## SOURCE MATERIAL
►

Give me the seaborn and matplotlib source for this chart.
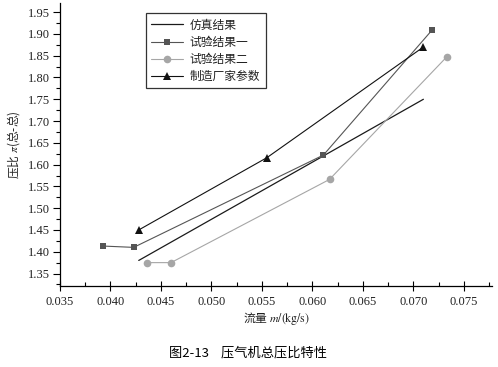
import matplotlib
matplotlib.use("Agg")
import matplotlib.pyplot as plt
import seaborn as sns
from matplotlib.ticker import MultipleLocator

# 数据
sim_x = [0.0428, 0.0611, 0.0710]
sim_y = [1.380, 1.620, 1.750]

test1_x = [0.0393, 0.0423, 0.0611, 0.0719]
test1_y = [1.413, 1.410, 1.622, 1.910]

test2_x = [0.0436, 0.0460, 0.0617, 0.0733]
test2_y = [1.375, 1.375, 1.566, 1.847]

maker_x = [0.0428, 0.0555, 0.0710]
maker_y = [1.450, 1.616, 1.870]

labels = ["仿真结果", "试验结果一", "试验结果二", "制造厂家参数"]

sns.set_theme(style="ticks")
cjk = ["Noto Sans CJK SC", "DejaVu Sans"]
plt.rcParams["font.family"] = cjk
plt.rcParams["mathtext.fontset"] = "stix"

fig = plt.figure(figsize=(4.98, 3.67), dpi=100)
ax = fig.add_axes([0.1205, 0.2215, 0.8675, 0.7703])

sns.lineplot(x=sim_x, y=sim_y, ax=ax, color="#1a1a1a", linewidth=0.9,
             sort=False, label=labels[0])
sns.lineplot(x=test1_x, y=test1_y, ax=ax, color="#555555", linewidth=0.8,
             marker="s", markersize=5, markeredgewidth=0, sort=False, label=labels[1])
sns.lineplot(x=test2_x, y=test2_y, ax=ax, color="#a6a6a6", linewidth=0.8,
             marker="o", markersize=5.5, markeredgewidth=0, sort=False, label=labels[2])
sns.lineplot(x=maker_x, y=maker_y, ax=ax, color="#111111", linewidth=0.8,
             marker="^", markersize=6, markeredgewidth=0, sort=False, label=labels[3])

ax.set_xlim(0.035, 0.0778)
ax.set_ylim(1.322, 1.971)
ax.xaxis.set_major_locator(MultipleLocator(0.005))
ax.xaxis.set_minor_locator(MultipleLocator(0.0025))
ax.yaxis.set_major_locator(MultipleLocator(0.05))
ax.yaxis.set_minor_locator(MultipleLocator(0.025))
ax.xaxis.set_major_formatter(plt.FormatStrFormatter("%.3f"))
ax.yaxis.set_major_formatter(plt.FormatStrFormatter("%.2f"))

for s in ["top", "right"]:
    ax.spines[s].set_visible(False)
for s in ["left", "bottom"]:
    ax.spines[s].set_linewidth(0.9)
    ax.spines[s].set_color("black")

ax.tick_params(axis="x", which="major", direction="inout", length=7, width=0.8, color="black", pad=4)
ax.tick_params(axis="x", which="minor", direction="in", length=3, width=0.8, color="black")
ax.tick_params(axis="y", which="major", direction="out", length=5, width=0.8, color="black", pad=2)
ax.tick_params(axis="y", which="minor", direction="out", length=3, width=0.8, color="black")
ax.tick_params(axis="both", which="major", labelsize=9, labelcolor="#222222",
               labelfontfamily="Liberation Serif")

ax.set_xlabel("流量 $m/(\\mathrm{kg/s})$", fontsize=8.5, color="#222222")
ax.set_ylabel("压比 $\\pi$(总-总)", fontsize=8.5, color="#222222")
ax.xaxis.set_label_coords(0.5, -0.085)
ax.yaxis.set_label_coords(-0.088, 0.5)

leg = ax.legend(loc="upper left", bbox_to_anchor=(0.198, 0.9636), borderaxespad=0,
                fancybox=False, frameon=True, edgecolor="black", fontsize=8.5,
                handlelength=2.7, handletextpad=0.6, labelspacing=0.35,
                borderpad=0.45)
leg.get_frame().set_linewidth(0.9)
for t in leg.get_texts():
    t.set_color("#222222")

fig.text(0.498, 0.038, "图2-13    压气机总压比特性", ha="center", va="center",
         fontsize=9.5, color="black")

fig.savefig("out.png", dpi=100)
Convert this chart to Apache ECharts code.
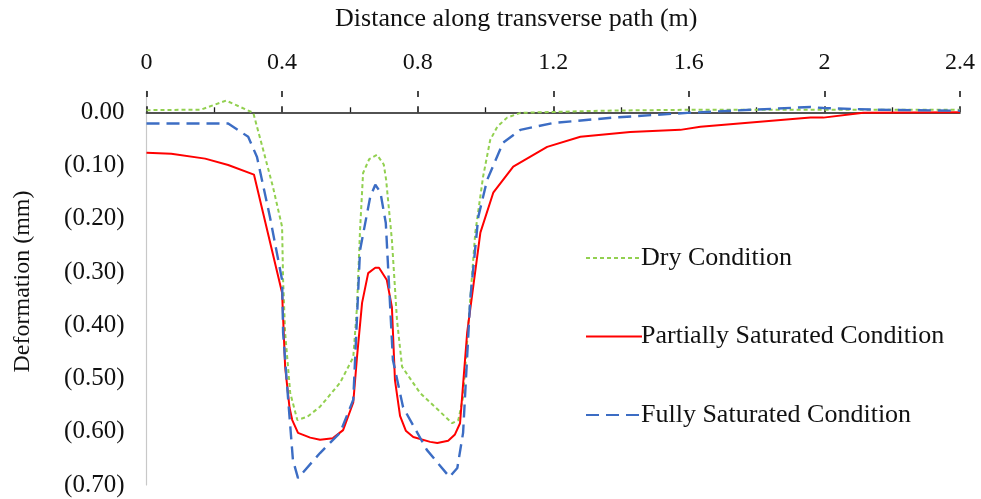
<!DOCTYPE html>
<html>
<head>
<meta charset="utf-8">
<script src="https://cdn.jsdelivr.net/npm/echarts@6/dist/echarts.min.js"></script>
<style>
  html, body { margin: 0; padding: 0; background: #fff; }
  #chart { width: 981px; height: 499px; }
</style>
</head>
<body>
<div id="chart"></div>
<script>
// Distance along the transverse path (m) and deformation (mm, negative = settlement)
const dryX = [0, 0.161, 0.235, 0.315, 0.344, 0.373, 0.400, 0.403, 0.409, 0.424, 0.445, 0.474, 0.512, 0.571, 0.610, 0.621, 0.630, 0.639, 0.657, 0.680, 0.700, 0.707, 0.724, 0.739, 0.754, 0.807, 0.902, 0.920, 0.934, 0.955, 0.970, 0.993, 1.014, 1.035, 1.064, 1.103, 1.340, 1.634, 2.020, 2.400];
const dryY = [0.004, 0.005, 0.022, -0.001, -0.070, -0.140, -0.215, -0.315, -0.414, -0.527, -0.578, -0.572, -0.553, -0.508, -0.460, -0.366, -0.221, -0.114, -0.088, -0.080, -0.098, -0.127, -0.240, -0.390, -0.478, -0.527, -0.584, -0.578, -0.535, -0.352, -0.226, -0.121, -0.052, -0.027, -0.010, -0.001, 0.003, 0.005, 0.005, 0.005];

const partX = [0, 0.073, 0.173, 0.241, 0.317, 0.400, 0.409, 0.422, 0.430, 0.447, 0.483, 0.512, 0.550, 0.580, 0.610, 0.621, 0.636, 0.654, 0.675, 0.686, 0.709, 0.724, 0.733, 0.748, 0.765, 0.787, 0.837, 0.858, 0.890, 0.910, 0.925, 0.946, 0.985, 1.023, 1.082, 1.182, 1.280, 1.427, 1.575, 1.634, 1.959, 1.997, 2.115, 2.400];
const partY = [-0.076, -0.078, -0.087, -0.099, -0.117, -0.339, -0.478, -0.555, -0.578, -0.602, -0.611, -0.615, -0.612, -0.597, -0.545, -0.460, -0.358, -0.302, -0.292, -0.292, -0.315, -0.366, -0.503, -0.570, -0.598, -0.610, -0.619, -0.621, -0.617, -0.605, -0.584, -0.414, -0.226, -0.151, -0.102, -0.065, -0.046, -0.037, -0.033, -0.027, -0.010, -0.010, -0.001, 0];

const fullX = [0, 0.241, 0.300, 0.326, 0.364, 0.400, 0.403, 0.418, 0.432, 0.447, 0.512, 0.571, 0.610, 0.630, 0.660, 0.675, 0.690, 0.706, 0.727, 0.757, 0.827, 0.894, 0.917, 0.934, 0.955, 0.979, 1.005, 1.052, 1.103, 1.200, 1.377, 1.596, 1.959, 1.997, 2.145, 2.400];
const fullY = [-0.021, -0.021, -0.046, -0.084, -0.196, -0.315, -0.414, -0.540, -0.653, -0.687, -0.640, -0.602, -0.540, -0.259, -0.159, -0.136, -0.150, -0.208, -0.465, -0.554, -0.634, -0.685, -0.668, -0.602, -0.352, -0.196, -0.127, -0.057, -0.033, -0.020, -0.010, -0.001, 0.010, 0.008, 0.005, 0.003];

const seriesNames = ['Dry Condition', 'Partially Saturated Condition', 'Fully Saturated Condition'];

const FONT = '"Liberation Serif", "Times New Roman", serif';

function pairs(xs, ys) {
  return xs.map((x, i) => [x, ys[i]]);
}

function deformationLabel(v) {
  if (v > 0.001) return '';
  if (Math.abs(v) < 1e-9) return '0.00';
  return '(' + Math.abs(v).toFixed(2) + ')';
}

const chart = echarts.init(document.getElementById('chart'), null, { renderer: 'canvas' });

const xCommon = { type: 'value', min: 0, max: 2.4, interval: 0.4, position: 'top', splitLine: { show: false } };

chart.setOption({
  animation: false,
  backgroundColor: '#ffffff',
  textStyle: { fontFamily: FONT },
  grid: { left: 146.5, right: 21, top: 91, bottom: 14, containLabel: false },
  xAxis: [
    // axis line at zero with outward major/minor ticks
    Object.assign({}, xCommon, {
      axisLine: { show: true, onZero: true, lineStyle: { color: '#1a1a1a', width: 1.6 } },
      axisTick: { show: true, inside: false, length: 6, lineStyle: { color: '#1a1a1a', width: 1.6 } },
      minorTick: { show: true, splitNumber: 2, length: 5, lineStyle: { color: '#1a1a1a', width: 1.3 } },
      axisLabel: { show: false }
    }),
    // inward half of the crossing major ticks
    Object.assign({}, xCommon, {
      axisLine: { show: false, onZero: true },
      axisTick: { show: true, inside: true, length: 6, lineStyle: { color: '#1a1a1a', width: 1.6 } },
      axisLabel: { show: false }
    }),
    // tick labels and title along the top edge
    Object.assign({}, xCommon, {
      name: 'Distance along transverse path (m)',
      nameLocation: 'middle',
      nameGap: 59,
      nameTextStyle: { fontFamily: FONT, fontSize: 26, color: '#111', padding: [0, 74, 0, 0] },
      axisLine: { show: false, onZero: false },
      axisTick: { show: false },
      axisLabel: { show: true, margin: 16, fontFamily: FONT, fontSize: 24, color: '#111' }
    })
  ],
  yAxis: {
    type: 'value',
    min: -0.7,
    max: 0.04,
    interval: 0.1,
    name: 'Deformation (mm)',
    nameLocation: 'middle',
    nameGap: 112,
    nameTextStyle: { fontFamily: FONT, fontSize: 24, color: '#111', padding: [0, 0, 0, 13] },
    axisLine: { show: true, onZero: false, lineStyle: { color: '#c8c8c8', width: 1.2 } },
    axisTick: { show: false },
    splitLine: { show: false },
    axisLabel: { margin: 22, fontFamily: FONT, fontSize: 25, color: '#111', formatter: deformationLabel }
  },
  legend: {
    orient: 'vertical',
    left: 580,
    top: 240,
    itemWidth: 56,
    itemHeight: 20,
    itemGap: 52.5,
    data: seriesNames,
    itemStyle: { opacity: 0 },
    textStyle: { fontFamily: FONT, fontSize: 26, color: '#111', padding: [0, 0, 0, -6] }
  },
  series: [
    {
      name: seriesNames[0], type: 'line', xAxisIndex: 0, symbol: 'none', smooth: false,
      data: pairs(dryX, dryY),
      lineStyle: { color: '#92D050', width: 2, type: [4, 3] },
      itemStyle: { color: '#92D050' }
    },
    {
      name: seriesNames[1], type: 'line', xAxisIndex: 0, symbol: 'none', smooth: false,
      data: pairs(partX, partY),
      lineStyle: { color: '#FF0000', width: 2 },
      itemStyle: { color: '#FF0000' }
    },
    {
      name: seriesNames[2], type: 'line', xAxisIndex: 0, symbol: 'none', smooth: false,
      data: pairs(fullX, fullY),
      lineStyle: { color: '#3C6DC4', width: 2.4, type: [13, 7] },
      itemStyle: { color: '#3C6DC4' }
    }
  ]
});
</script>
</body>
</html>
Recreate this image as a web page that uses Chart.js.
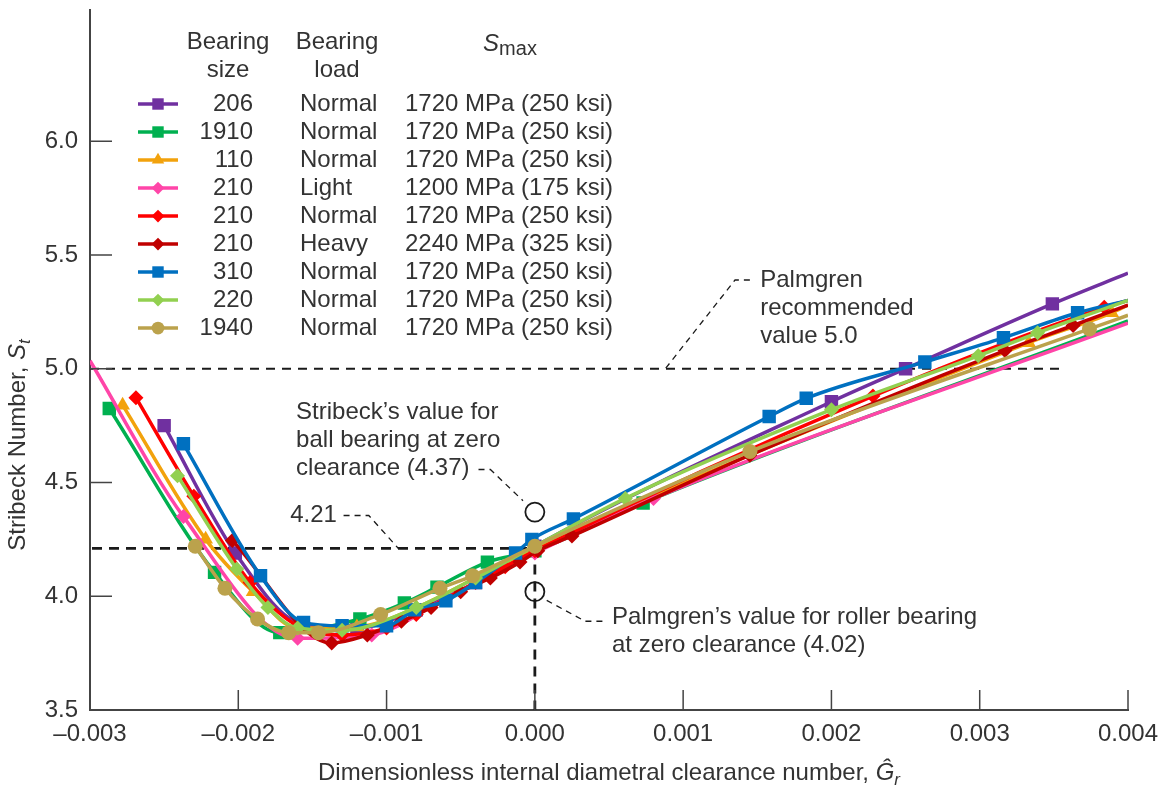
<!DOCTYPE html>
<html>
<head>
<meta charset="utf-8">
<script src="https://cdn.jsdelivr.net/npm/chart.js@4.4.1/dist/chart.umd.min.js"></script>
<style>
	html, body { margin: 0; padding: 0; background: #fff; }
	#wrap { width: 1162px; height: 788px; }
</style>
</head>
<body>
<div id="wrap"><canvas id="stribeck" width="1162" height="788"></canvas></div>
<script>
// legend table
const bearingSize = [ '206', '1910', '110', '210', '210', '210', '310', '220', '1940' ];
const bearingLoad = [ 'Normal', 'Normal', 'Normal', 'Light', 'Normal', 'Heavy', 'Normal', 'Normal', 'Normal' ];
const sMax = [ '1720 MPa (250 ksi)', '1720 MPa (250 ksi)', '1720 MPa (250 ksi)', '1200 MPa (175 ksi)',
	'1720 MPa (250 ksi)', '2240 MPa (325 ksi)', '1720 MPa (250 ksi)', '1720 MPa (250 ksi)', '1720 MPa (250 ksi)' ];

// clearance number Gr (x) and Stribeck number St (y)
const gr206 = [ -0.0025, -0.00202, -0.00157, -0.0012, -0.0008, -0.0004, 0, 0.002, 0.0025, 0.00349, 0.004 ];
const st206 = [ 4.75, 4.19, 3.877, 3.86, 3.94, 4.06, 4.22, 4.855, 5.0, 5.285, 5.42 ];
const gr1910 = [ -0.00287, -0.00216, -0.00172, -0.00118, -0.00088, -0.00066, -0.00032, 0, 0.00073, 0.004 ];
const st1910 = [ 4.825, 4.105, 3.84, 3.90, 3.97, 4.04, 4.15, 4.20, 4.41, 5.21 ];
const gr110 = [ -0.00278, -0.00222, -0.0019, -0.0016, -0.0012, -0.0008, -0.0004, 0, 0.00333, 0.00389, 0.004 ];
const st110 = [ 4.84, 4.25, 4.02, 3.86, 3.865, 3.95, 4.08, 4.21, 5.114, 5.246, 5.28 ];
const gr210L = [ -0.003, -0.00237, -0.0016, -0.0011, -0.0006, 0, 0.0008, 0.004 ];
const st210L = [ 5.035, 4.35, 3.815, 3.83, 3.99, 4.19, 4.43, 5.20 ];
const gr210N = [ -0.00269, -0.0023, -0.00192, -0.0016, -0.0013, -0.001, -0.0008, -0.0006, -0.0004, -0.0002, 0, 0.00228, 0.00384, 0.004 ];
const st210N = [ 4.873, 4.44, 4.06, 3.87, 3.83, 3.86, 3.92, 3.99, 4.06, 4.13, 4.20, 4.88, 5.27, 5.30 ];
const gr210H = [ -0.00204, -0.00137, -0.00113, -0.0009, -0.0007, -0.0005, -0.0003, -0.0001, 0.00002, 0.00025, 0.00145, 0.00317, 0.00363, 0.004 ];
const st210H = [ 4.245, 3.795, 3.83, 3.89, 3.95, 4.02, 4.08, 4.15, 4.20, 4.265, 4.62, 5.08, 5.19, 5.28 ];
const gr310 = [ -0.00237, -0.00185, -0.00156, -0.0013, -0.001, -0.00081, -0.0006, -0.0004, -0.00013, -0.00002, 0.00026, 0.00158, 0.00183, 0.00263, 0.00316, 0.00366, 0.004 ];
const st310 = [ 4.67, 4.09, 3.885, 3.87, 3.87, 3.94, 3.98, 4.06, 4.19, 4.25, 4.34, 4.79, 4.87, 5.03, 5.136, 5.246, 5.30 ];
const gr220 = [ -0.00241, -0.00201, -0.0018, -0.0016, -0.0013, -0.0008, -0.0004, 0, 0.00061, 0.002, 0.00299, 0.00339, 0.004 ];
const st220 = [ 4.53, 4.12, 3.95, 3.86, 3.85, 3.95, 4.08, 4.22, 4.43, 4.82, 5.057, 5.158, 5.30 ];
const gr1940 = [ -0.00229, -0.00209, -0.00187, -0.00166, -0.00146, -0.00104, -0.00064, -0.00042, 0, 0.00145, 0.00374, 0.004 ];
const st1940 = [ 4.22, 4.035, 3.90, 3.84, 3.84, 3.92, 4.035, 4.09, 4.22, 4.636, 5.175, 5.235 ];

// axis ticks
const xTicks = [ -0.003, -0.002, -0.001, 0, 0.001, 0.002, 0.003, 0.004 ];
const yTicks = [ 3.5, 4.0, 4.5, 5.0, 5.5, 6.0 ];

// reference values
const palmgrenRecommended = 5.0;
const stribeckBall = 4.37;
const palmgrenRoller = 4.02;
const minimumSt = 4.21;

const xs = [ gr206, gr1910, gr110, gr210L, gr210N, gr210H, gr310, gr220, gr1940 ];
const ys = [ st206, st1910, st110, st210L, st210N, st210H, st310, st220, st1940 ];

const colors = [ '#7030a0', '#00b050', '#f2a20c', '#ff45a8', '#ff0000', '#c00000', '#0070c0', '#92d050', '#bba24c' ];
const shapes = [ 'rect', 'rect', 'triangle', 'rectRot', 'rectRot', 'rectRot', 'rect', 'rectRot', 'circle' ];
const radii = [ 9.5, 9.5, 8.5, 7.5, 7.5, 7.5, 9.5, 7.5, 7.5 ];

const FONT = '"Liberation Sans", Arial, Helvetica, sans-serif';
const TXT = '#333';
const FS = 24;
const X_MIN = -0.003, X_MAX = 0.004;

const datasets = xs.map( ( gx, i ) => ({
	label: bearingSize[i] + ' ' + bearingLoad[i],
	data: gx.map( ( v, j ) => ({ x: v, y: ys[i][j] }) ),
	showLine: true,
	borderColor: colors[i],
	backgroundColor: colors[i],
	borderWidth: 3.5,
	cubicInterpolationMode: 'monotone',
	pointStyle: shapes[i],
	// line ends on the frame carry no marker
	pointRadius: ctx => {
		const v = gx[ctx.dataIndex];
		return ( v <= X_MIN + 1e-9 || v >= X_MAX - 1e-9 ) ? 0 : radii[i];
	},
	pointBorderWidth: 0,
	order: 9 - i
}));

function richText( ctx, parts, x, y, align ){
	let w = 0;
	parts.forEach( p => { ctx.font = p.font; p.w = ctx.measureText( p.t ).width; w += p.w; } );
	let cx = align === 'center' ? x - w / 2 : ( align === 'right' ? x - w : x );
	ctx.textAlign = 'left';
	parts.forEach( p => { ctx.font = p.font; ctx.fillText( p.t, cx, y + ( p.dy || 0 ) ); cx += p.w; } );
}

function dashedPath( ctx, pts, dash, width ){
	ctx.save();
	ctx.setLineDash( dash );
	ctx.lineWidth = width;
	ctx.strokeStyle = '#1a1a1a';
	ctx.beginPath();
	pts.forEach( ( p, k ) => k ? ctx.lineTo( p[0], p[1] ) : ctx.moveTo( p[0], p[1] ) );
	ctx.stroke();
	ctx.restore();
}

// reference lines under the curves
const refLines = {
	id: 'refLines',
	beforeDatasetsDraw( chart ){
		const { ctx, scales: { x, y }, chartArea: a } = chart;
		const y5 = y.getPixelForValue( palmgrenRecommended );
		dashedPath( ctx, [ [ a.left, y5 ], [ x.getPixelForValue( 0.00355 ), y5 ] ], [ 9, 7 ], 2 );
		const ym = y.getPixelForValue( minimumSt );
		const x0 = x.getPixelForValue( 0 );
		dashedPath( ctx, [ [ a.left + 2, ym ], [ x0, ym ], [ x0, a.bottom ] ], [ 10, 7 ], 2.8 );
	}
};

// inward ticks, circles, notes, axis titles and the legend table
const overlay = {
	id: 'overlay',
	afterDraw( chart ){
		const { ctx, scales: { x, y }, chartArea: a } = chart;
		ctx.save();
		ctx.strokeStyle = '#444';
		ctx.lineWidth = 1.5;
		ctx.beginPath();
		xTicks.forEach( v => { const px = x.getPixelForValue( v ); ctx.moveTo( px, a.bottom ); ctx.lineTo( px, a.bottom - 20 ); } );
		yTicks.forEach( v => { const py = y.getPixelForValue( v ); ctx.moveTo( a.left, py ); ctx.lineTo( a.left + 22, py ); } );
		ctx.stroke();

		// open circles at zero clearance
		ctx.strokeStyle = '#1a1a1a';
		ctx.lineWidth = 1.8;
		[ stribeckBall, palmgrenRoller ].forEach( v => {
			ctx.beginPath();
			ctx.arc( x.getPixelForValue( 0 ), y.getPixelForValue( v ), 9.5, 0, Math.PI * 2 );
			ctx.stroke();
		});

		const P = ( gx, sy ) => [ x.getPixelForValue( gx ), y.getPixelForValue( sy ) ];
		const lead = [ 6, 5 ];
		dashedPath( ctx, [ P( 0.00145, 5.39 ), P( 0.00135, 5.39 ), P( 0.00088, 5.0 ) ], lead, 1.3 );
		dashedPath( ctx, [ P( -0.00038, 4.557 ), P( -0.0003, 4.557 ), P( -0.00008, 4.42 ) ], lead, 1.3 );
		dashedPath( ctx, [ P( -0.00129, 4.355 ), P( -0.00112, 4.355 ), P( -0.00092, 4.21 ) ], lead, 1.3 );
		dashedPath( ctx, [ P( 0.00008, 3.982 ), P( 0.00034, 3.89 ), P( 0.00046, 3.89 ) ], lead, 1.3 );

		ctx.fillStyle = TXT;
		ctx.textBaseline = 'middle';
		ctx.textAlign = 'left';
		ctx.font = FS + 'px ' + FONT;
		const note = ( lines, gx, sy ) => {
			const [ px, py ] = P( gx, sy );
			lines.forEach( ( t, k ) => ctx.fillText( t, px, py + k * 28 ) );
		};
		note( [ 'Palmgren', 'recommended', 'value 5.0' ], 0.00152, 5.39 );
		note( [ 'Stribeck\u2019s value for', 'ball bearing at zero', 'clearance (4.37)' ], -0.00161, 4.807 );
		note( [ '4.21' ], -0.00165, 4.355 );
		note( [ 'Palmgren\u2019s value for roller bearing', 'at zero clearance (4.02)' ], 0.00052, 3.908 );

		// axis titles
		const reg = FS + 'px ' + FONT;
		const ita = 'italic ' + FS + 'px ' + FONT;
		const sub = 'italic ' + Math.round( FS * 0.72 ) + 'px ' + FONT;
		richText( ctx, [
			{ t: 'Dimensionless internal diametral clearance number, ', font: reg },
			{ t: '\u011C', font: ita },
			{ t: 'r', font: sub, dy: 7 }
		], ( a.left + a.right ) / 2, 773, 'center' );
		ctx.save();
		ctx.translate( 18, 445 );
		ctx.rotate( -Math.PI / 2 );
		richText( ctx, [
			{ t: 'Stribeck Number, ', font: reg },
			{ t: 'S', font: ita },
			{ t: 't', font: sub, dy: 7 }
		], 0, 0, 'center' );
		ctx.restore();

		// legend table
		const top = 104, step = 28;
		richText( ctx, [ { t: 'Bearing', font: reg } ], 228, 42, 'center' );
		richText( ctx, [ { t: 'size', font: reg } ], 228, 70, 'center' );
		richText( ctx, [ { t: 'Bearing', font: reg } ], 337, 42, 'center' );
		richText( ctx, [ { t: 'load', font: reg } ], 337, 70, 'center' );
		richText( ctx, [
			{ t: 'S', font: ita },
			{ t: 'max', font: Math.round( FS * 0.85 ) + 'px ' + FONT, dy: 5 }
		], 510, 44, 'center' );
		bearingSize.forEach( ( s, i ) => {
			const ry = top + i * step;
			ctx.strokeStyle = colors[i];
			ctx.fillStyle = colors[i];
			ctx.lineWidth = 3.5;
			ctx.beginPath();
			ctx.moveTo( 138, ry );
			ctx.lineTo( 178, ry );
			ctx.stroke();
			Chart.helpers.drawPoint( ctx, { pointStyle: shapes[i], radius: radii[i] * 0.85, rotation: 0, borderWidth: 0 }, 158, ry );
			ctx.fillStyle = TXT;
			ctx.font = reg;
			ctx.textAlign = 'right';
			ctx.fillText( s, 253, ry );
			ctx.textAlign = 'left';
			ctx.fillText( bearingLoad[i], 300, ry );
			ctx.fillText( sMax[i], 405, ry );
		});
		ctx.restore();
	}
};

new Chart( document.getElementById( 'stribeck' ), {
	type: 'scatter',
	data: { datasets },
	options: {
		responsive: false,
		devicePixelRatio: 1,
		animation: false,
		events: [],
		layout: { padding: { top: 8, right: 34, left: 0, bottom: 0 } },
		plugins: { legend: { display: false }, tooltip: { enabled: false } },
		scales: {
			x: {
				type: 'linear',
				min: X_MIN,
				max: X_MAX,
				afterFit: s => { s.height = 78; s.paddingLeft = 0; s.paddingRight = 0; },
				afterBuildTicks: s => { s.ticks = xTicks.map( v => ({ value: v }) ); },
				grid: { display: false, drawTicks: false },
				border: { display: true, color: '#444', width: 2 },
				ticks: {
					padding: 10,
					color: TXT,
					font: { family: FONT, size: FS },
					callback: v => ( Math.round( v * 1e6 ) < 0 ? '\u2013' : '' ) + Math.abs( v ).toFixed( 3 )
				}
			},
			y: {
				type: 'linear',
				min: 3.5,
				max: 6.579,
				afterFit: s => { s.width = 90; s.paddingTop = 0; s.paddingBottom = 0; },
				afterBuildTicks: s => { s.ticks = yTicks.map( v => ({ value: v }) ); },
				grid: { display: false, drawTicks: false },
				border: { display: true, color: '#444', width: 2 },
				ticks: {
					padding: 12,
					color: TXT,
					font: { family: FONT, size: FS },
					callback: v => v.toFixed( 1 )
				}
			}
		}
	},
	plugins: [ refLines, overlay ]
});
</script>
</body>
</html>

◄

## TASK DIRECTIONS
Copy all lines from the material that contain "this".

## WRITTEN RESPONSE
Give me the seaborn and matplotlib source for this chart.
Convert this chart to Apache ECharts code.
Recreate this image as a web page that uses Chart.js.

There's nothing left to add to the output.